» Work to complete: Which lines in the records below contain the word "that"? Copy each one out.

» Data shown:
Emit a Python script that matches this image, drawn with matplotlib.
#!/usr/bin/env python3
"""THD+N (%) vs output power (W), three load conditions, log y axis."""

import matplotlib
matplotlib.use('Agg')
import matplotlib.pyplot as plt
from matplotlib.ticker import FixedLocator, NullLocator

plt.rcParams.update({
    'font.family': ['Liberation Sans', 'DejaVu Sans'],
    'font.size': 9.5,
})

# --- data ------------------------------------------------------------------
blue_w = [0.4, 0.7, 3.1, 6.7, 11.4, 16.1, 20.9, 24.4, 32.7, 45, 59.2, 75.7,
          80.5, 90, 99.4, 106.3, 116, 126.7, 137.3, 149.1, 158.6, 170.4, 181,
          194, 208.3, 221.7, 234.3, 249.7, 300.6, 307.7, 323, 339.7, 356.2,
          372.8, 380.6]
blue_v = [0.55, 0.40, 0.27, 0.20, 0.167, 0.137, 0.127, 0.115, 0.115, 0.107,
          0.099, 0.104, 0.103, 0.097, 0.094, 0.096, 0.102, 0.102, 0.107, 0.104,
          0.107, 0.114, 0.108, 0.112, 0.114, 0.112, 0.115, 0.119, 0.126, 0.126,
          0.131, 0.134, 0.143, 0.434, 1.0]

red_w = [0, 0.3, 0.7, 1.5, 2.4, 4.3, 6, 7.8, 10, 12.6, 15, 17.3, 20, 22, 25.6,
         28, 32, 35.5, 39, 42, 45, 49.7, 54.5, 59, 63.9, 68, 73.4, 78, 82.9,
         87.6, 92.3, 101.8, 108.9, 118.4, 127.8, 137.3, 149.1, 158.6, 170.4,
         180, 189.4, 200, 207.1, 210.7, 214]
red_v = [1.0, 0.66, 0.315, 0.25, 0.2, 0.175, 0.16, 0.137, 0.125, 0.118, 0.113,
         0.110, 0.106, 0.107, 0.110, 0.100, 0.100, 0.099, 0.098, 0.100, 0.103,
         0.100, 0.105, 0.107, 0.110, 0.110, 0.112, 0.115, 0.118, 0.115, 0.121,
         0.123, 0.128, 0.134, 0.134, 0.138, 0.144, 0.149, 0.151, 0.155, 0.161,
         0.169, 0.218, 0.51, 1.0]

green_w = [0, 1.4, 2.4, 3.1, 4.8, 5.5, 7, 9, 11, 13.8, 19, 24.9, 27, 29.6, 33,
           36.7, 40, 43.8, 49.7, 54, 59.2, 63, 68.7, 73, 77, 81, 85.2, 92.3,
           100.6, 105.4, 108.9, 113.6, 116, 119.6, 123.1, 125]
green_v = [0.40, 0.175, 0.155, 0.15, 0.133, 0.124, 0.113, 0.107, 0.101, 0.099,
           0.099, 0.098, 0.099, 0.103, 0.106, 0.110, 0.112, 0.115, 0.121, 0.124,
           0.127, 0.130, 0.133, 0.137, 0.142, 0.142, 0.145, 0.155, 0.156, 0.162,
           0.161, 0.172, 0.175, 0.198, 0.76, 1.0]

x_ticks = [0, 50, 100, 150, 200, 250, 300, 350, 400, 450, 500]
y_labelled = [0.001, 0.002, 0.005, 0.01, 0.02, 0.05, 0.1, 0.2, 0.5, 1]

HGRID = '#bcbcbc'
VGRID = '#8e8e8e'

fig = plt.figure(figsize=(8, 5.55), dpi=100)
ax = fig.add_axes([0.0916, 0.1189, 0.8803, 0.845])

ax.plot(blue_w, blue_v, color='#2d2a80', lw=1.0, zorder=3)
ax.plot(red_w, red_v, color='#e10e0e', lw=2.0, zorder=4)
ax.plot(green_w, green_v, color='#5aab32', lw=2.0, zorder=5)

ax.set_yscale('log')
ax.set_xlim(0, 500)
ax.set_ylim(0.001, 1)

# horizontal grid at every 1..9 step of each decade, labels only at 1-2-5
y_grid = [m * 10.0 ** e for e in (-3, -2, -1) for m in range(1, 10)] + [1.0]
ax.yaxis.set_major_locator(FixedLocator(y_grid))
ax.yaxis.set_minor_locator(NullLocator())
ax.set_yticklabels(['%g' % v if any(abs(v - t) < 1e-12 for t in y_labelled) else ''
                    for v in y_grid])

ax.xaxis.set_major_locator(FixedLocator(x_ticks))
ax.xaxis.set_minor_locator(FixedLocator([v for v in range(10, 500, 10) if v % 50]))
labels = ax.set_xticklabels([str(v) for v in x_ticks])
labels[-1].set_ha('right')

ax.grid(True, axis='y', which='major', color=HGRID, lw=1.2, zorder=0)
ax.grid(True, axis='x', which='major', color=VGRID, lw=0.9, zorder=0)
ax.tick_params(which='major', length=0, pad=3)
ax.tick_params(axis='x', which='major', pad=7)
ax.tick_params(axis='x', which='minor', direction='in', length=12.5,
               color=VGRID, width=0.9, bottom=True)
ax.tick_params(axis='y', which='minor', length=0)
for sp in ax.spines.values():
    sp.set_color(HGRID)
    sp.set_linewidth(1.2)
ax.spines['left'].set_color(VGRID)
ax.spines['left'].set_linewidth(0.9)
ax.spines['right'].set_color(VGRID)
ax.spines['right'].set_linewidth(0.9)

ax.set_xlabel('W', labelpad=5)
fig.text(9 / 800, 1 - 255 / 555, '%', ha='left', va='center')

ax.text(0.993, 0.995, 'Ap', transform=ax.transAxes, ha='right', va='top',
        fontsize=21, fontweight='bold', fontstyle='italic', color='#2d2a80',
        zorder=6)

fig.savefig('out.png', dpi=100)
==
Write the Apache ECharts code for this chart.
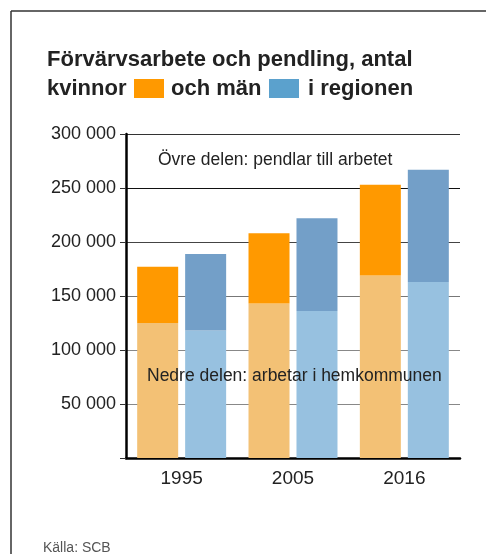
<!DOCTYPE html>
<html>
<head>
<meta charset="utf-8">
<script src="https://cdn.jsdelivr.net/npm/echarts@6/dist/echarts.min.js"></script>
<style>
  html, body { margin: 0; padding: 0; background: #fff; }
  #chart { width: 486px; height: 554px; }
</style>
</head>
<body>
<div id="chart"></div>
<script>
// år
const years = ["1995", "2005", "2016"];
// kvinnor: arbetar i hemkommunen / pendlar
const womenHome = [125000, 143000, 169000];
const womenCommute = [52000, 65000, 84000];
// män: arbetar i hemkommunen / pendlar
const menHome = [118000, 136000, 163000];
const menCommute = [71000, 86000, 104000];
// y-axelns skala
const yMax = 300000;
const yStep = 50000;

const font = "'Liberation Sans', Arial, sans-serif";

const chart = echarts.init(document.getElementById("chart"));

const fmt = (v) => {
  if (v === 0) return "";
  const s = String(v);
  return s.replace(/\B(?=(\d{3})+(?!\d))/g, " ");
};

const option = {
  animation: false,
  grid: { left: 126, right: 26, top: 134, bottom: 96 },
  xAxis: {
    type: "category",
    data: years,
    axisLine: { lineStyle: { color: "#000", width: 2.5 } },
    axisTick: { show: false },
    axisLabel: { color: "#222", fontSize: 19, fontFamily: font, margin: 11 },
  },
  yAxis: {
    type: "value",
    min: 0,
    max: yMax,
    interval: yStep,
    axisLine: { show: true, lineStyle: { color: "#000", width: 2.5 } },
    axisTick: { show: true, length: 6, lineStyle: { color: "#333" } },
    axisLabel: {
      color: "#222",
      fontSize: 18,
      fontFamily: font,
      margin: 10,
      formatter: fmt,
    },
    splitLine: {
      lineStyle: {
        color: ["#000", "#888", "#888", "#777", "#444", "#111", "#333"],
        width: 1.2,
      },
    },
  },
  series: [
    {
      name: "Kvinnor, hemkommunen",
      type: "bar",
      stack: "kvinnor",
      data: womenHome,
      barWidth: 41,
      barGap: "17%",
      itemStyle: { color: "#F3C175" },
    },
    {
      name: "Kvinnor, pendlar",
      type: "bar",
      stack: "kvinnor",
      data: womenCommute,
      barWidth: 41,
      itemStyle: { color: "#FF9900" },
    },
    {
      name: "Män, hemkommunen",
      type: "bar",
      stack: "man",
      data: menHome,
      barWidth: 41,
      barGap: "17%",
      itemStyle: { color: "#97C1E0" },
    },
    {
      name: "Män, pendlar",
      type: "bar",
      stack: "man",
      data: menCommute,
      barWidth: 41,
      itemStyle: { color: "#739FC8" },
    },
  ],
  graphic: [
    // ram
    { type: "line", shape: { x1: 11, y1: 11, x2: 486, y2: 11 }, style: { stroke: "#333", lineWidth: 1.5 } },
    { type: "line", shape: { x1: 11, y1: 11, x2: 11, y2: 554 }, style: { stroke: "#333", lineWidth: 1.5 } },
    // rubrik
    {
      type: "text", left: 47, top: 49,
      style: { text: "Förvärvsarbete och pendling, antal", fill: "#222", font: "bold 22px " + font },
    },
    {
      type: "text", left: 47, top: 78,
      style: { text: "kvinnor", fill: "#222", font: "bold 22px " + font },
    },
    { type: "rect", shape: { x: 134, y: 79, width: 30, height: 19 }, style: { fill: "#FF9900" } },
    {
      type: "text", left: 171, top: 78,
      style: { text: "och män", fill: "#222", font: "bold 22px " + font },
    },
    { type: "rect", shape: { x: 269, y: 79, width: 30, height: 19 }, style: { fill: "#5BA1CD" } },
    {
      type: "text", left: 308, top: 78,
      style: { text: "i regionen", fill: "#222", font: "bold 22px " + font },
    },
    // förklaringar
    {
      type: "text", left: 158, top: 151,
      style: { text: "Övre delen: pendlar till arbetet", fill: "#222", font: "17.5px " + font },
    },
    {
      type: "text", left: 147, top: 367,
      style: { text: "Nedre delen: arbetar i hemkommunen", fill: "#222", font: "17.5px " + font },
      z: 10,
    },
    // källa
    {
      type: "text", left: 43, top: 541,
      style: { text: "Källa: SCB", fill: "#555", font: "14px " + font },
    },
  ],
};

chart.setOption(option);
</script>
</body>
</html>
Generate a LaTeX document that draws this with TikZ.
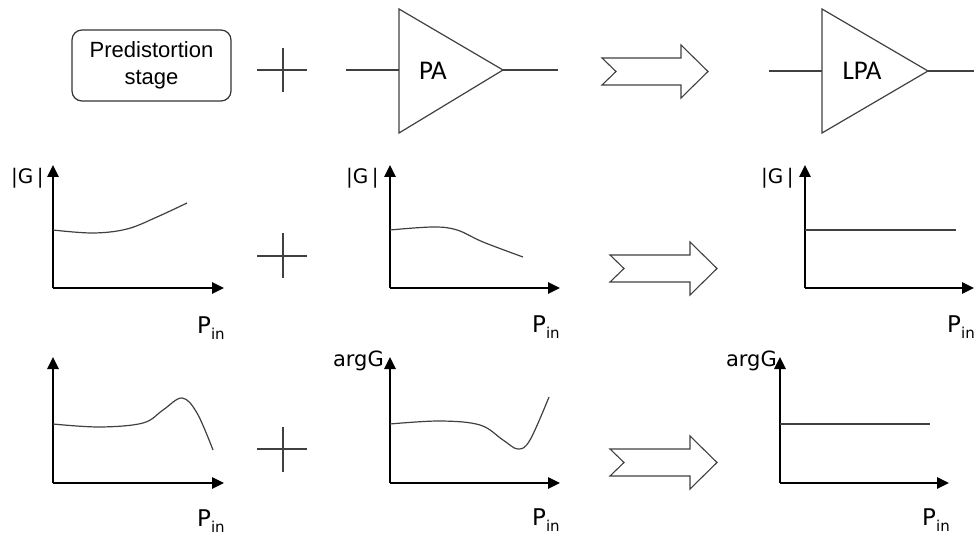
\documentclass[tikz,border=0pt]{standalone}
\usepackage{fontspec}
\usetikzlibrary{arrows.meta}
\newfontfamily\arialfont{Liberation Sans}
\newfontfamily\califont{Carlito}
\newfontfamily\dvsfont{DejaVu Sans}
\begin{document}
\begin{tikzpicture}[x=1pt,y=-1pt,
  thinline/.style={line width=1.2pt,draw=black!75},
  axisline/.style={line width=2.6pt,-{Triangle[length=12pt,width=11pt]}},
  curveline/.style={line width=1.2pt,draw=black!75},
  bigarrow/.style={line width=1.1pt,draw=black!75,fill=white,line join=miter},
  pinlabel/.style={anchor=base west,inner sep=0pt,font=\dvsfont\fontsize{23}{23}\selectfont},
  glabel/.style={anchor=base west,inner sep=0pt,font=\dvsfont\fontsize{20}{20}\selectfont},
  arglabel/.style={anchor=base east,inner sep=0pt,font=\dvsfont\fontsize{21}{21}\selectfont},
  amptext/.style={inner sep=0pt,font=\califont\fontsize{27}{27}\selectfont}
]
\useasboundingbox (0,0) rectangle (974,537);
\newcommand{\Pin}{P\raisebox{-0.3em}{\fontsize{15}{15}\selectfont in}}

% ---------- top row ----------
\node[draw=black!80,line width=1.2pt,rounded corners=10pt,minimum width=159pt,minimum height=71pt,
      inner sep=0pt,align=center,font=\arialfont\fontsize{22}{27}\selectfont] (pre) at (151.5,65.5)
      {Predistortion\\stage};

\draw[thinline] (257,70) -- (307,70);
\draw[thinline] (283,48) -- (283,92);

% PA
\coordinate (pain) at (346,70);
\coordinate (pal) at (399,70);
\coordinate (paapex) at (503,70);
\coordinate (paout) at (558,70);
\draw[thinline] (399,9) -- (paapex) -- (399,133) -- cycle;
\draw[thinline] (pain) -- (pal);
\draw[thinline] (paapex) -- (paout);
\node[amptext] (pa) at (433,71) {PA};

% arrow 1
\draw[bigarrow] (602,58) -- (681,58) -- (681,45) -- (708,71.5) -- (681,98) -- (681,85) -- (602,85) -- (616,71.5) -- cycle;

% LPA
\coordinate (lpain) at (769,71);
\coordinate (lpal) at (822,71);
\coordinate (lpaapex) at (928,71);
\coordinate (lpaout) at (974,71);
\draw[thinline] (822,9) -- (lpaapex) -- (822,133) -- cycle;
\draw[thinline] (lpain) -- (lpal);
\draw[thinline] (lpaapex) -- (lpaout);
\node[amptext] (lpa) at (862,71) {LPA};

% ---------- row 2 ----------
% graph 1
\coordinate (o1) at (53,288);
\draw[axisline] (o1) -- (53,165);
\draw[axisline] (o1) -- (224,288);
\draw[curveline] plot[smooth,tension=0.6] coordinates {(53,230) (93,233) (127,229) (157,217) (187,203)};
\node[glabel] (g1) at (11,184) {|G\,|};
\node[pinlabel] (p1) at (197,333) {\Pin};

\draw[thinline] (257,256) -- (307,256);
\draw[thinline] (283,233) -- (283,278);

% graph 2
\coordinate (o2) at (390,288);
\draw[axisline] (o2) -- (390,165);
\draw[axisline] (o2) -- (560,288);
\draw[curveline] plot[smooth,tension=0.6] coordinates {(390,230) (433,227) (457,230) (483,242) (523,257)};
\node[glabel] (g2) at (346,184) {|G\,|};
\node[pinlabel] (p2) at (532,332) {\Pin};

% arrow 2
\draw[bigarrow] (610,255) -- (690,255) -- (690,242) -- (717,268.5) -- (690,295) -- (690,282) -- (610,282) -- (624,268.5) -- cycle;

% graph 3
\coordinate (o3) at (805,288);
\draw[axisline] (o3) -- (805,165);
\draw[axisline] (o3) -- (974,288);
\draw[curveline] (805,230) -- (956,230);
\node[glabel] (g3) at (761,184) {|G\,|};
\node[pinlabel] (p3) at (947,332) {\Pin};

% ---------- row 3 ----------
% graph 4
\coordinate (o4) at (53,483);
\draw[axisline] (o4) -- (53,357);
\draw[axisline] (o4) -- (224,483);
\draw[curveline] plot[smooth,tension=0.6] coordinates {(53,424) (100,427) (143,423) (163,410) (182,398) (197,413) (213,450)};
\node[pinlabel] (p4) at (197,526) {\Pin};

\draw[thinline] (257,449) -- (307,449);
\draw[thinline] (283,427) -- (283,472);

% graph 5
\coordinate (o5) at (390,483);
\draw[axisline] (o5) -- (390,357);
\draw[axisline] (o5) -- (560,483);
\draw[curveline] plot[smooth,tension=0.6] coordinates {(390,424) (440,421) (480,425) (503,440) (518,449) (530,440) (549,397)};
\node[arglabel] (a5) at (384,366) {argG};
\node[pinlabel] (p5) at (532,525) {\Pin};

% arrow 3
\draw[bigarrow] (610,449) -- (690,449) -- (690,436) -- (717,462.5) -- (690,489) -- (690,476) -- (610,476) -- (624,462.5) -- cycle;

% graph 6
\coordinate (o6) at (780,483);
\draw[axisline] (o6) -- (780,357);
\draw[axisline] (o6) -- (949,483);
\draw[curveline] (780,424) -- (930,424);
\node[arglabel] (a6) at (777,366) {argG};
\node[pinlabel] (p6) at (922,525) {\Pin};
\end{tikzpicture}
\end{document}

» Exercise output:
Emit a Python script that matches this image, drawn with matplotlib.
Generate a LaTeX document that draws this with TikZ.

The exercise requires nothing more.